U researchers boost winemaking’s popularity

Joanna Dornfeld

Vincent Negret said he can still hardly believe he found a winemaking job in Minnesota. The political strife in his homeland of Colombia forced him to sell his family vineyard and pack his bags for the United States.

Negret, like many others from traditional winemaking regions, doubted the North Star State could make good wine. But at the University, grape breeding and wine research continue to foster a growing Minnesota wine industry.

“I believe that the varieties of grapes that can be grown in Minnesota provide new flavors and aromas not found anywhere else in the world,” Negret said.

In 1982, the Minnesota Legislature appropriated funds for grape research at the Chanhassen Horticulture Research Center. The wine research laboratory opened in 2000, and the research center hired an enologist – a scientist who studies wine and winemaking – last August.

The University is one of the few places in the country breeding grapes and the only one in the Midwest.

“The University of Minnesota obviously has the best equipped laboratory to do it,” said Mary Neils of Northern Vineyards. “If the University didn’t do it, I don’t know who would.”

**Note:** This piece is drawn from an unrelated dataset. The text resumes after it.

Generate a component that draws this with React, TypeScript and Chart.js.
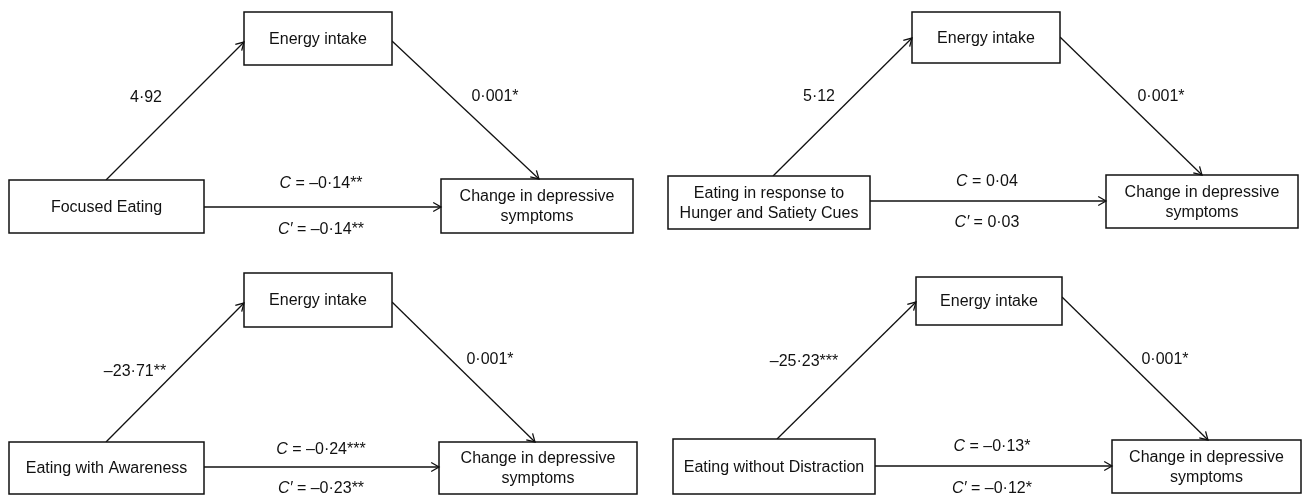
import React, { useEffect, useRef } from "react";
import { Chart, registerables } from "chart.js";

Chart.register(...registerables);

// ---- data ----
const predictors = [
  "Focused Eating",
  "Eating in response to\nHunger and Satiety Cues",
  "Eating with Awareness",
  "Eating without Distraction",
];
const mediatorLabel = "Energy intake";
const outcomeLabel = "Change in depressive\nsymptoms";
const pathA = ["4·92", "5·12", "–23·71**", "–25·23***"];
const pathB = ["0·001*", "0·001*", "0·001*", "0·001*"];
const pathC = ["–0·14**", "0·04", "–0·24***", "–0·13*"];
const pathCPrime = ["–0·14**", "0·03", "–0·23**", "–0·12*"];

// ---- layout (in the hidden scales' units) ----
type Box = [number, number, number, number]; // x1, y1, x2, y2
type Pt = [number, number];
interface Panel {
  mediator: Box;
  predictor: Box;
  outcome: Box;
  a: [Pt, Pt];
  b: [Pt, Pt];
  cy: number;
  aLab: Pt;
  bLab: Pt;
  cLab: Pt;
  cpLab: Pt;
}
const panels: Panel[] = [
  {
    mediator: [244, 12, 392, 65],
    predictor: [9, 180, 204, 233],
    outcome: [441, 179, 633, 233],
    a: [[106, 180], [244, 42]],
    b: [[392, 41], [539, 179]],
    cy: 207,
    aLab: [146, 98],
    bLab: [495, 97],
    cLab: [321, 184],
    cpLab: [321, 230],
  },
  {
    mediator: [912, 12, 1060, 63],
    predictor: [668, 176, 870, 229],
    outcome: [1106, 175, 1298, 228],
    a: [[773, 176], [912, 38]],
    b: [[1060, 37], [1202, 175]],
    cy: 201,
    aLab: [819, 97],
    bLab: [1161, 97],
    cLab: [987, 182],
    cpLab: [987, 223],
  },
  {
    mediator: [244, 273, 392, 327],
    predictor: [9, 442, 204, 494],
    outcome: [439, 442, 637, 494],
    a: [[106, 442], [244, 303]],
    b: [[392, 302], [535, 442]],
    cy: 467,
    aLab: [135, 372],
    bLab: [490, 360],
    cLab: [321, 450],
    cpLab: [321, 489],
  },
  {
    mediator: [916, 277, 1062, 325],
    predictor: [673, 439, 875, 494],
    outcome: [1112, 440, 1301, 493],
    a: [[777, 439], [916, 302]],
    b: [[1062, 297], [1208, 440]],
    cy: 466,
    aLab: [804, 362],
    bLab: [1165, 360],
    cLab: [992, 447],
    cpLab: [992, 489],
  },
];

const W = 1303;
const H = 496;
const FONT = '"Liberation Sans", Arial, sans-serif';
const INK = "#111111";

function lineDatasets() {
  const ds: any[] = [];
  panels.forEach((p) => {
    const segs: [Pt, Pt][] = [
      p.a,
      p.b,
      [
        [p.predictor[2], p.cy],
        [p.outcome[0], p.cy],
      ],
    ];
    segs.forEach((s) => {
      ds.push({
        type: "scatter",
        data: s.map(([x, y]) => ({ x, y })),
        showLine: true,
        borderColor: INK,
        borderWidth: 1.3,
        pointRadius: 0,
        pointHoverRadius: 0,
        fill: false,
      });
    });
  });
  return ds;
}

const diagramPlugin = {
  id: "mediationDiagram",
  afterDatasetsDraw(chart: any) {
    const ctx: CanvasRenderingContext2D = chart.ctx;
    const xs = chart.scales.x;
    const ys = chart.scales.y;
    const px = (v: number) => xs.getPixelForValue(v);
    const py = (v: number) => ys.getPixelForValue(v);

    const drawBox = (b: Box, text: string) => {
      const x1 = px(b[0]), y1 = py(b[1]), x2 = px(b[2]), y2 = py(b[3]);
      ctx.save();
      ctx.fillStyle = "#ffffff";
      ctx.fillRect(x1, y1, x2 - x1, y2 - y1);
      ctx.strokeStyle = INK;
      ctx.lineWidth = 1.5;
      ctx.strokeRect(x1, y1, x2 - x1, y2 - y1);
      ctx.fillStyle = INK;
      ctx.font = `16px ${FONT}`;
      ctx.textAlign = "center";
      ctx.textBaseline = "middle";
      const lines = text.split("\n");
      const lh = 20;
      const cx = (x1 + x2) / 2;
      const cy = (y1 + y2) / 2;
      lines.forEach((l, i) => {
        ctx.fillText(l, cx, cy + (i - (lines.length - 1) / 2) * lh + 1);
      });
      ctx.restore();
    };

    const arrowHead = (s: Pt, e: Pt) => {
      const sx = px(s[0]), sy = py(s[1]), ex = px(e[0]), ey = py(e[1]);
      const ang = Math.atan2(ey - sy, ex - sx);
      const L = 9;
      const th = (30 * Math.PI) / 180;
      ctx.save();
      ctx.strokeStyle = INK;
      ctx.lineWidth = 1.3;
      ctx.beginPath();
      ctx.moveTo(ex - L * Math.cos(ang - th), ey - L * Math.sin(ang - th));
      ctx.lineTo(ex, ey);
      ctx.lineTo(ex - L * Math.cos(ang + th), ey - L * Math.sin(ang + th));
      ctx.stroke();
      ctx.restore();
    };

    const plainLabel = (p: Pt, t: string) => {
      ctx.save();
      ctx.fillStyle = INK;
      ctx.font = `16px ${FONT}`;
      ctx.textAlign = "center";
      ctx.textBaseline = "middle";
      ctx.fillText(t, px(p[0]), py(p[1]));
      ctx.restore();
    };

    const cLabel = (p: Pt, sym: string, val: string) => {
      ctx.save();
      ctx.fillStyle = INK;
      ctx.textBaseline = "middle";
      ctx.textAlign = "left";
      const italic = `italic 16px ${FONT}`;
      const normal = `16px ${FONT}`;
      const rest = ` = ${val}`;
      ctx.font = italic;
      const w1 = ctx.measureText(sym).width;
      ctx.font = normal;
      const w2 = ctx.measureText(rest).width;
      const x = px(p[0]) - (w1 + w2) / 2;
      const y = py(p[1]);
      ctx.font = italic;
      ctx.fillText(sym, x, y);
      ctx.font = normal;
      ctx.fillText(rest, x + w1, y);
      ctx.restore();
    };

    panels.forEach((p, i) => {
      drawBox(p.mediator, mediatorLabel);
      drawBox(p.predictor, predictors[i]);
      drawBox(p.outcome, outcomeLabel);
      arrowHead(p.a[0], p.a[1]);
      arrowHead(p.b[0], p.b[1]);
      arrowHead([p.predictor[2], p.cy], [p.outcome[0], p.cy]);
      plainLabel(p.aLab, pathA[i]);
      plainLabel(p.bLab, pathB[i]);
      cLabel(p.cLab, "C", pathC[i]);
      cLabel(p.cpLab, "C′", pathCPrime[i]);
    });
  },
};

export default function App() {
  const ref = useRef<HTMLCanvasElement | null>(null);
  useEffect(() => {
    if (!ref.current) return;
    const chart = new Chart(ref.current, {
      type: "scatter",
      data: { datasets: lineDatasets() },
      options: {
        animation: false,
        responsive: false,
        devicePixelRatio: 1,
        layout: { padding: 0 },
        plugins: {
          legend: { display: false },
          tooltip: { enabled: false },
        },
        events: [],
        scales: {
          x: { type: "linear", min: 0, max: W, display: false },
          y: { type: "linear", min: 0, max: H, reverse: true, display: false },
        },
      },
      plugins: [diagramPlugin],
    });
    return () => chart.destroy();
  }, []);
  return (
    <div style={{ position: "fixed", left: 0, top: 0, width: W, height: H, background: "#fff" }}>
      <canvas ref={ref} width={W} height={H} style={{ display: "block" }} />
    </div>
  );
}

The University has released two grape varieties since Peter Hemstad, research scientist and viticulturist, began breeding grapes – the Frontenac and the Edelweiss. He is currently in the process of releasing a third.

Hemstad’s goal is to make growing grapes and winemaking a more profitable industry. Many Minnesota vineyard owners have other jobs because the profit is so small.

Traditional winemaking grapes grow in a temperate climate and die during their first Minnesota winter. To preserve these plants, they must be removed from the trellis and buried each fall. The process is then reversed in the spring.

Many farmers burn out because it is so labor intensive, Hemstad said.

Hemstad breeds wild Minnesota grapes with traditional winemaking grapes to produce a flavorful and aromatic fruit that can withstand cold winters and disease.

“It’s impossible to get everything perfect,” Hemstad said. “But if we get most of these things into one grape, it will give something to work with.”

Hemstad grows approximately 10,000 vines each year.

“We plant out thousands, and we only really need one good one out of thousands,” he said.

Anna Katharine Mansfield, University enologist and senior research fellow, has been pressing grapes since August to begin her first batches of wine.

“She will be analyzing ways we were never able to before,” Hemstad said.

She tests the acidity, pH levels, sugar levels and alcohol percentage of the wines as well as flavor, aroma and color.

In addition to researching wines in the laboratory, Mansfield will be working with the local wine industry through the University’s Extension Service.

The Minnesota wine industry began in the late 1960s with one winery. It has grown to 10, and 17 more licenses have been approved, Negret said.

More people will feel confident opening vineyards because it is backed by scientific research, he said.

“Tourism is one of the largest industries in Minnesota,” Hemstad said. “Wineries fit in perfectly with that.”

The growing wine industry draws tourists to Southern Minnesota to taste-test some of the rare wine flavors.

“I think people are becoming aware that Minnesota grows grapes and makes pretty darn good wine,” Neils said.